|Series Title||European Voice|
|Series Details||11/04/96, Volume 2, Number 15|
IN a plea for the rescue of floundering relations with the nations of the Arabian peninsula, the European Commission last autumn asked EU governments to show more interest in the Gulf states and security in the region.
The Union will have a chance to do so later this month when its foreign ministers meet their counterparts from Bahrain, Kuwait, Oman, Qatar, Saudi Arabia and the United Arab Emirates.
Relations with the Gulf Cooperation Council (GCC), of vital interest to the Union because the council's six members jointly control half the world's oil supply, have been rocky in recent years.
Forecasting that the EU will rely on foreign oil and gas for 60&percent; of its energy needs by the year 2010, the Commission is lobbying ministers to secure that oil supply - and the GCC's good will - by allowing it to negotiate a free trade agreement with the Gulf.
“Lack of affirmative action at an EU level of interest in GCC security has led to the impression in the GCC that the United States plays an almost exclusive role in the political and security spheres,” the Commission warned in its report to EU governments.
That inaction has also helped US companies “to benefit economically ... not only with regard to military sales, but also in key sectors such as civil aviation and telecommunications”, despite generous EU military help during the Iran-Iraq and Gulf wars.
Even if the Union wants better ties, it may have a hard time convincing members of the GCC.
The Gulf states are not over-enthusiastic about EU efforts at rapprochement. Diplomats from some of those states, already benefiting from the EU's most-favoured nation status, say they see no pressing need for a trade agreement with the Union.
Oil already enters the EU duty-free and the only product that does face tariffs is petrochemicals. The EU has already said that it would fight for a long protection period for its own petrochemicals industry before abandoning tariffs in any free trade agreement.
Nor would the Gulf states gain from sending refining products to Europe, where there is already a surplus and where numerous oil companies have announced plans to close refineries.
What Gulf states want instead is control over their oil and many are already buying refineries and petrol stations in Europe: the Q8 logo owned by Kuwait is the most well known of many recent acquisitions.
Proposals for an EU-wide energy tax have not helped matters, as the Gulf states feel it would be directed primarily at them. And although Commission officials say this is no longer a bone of contention between the two sides - mostly because the tax plan is virtually on the rocks - some Gulf diplomats disagree.
Petroleum lobbies in Europe also say they would want a good look at any trade agreement before it was approved by their governments.
But one industry lobbyist commented: “We are happy to have closer links to reassure people in Europe that oil is a secure energy source.”
There are also signs of a split within the Commission on this issue. While the Commission report on relations with the GCC focuses primarily on supply security, its own White Paper on energy maintains that this is not a concern, arguing that the Paris-based International Energy Agency, created after the oil crisis of 1973, was effective in preventing a similar crisis during the Gulf War.

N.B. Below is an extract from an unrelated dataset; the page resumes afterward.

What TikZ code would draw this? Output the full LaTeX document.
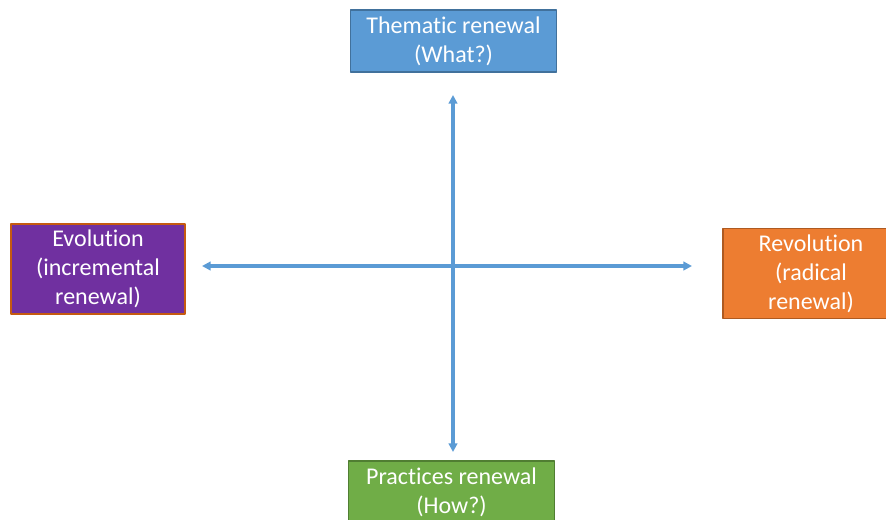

In fact, says the industry, ample global supplies mean Gulf states are as dependant on European consumers as Europeans are on their supply.
Nevertheless, they admit, good ties are crucial to maintaining that stable supply.
To that end, the Commission has asked EU governments to make the Gulf region a priority in their Common Foreign and Security Policy (CFSP).
It also believes that GCC states should become more involved in EU efforts in North Africa and the Middle East, insisting: “An EU vision to promote security and stability in the Mediterranean should not stop at the frontier of Saudi Arabia.”
Commission officials list ties with Iran, Iraq and the Middle East as examples of areas where the two sides “have very close common interests in a number of political and security issues”. Generally maintaining a policy of not isolating Iran, the Gulf states are more likely to support the EU's critical dialogue with Tehran rather than the US policy of freezing it out. The Union and the GCC both support UN sanctions against Iraq.
After the Union, the Gulf states are the second largest financial contributors to the Palestinian territories. EU and GCC funds often blend in projects there.
The EU also wants GCC help in understanding the Islamic issues at work in the nations linked to the Union through the Euro-Mediterranean initiative, as well as political and financial support for EU reconstruction in Bosnia-Herzegovina.
The Commission argues that governments should reinforce cooperation in these areas of common interest.
In Granada last July, a meeting of troika ministers and their Gulf counterparts agreed to provide new impetus to the dialogue, and recommended more frequent meetings at a high official level and increased economic ties.
At their meeting in Luxembourg on 22 April, EU foreign ministers are due to approve measures for implementing those recommendations.